Maybe it seems irrelevant to some, what a year building a community means to a group of exceptional needs parents advocating–no longer alone but together–for their children, but honestly I think the gifts we’ve gathered are meant to be universally shared. Weary of hearing what isn’t and what won’t be, we have chosen to focus together on something better. So here’s just some of what is, what has been gained and accomplished and built over the past year; here’s some of the excellent truth our children have offered us:
- Despite the challenges that always threaten to limit them, our rare children have taught us to see. They have shown us that reality is far greater than what can be evaluated on the surface of things.
- A community unified behind a single purpose becomes a formidable force for change. We have discovered the weakness of individual comparison, the inherent beauty of diversity, and the strength bound up in mutually pursued progress.
- We have experienced first hand that those who truly care about the blessing and benefit of all will gladly sacrifice selfish interests, even unto the exhaustion of personal resources. I don’t know a better reflection of Truth.
- In a community that lives above us and them and other, notice, friendship, and inclusion elevate and transform experience. A new normal redeems the past. The strong no longer bully the weak. The popular no longer mock the insignificant. Instead, such extreme categories disappear in favor of a superior sentiment: If today I am more readily able, I will help you along. Tomorrow, you will be the one helping me.
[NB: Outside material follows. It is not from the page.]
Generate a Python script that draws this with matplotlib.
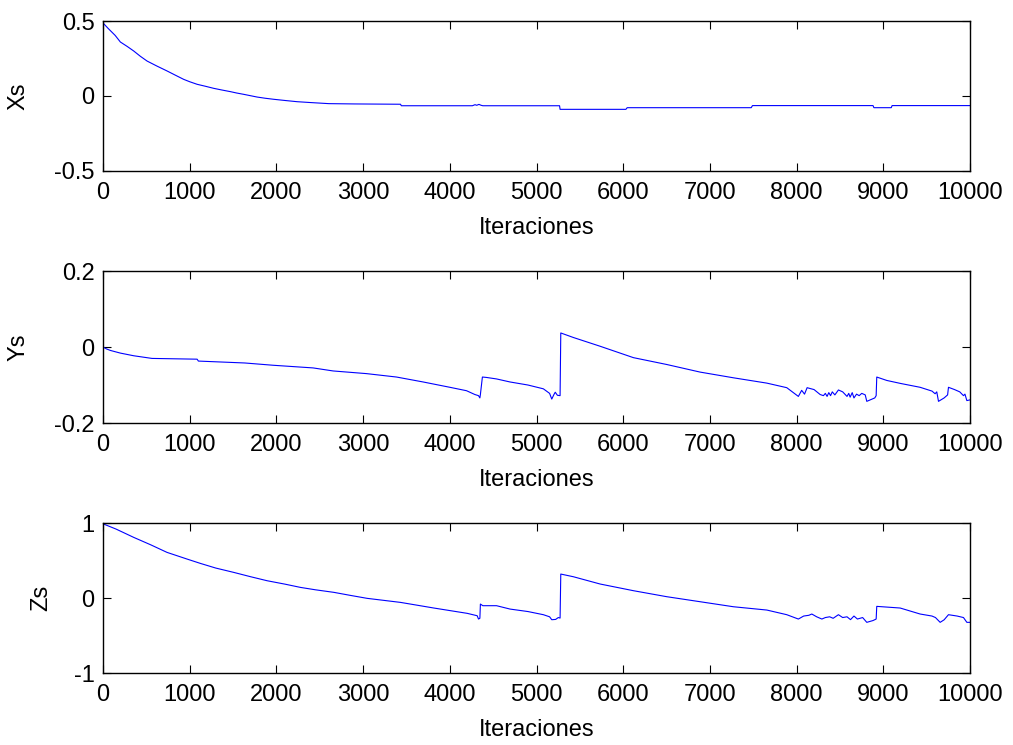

- It’s okay–even best—to learn and grow in a way that is uniquely yours.
- And, in the face of seemingly insurmountable odds, creativity and resourcefulness vibrantly offer us limitless possibility. Let us not become weary in doing good, for at the proper time we will reap a harvest if we do not give up.
So, this is what we do, to find strength again at the end of a depleted week: We set aside our sighs and we talk about what is and what can be. We speak again of possibility.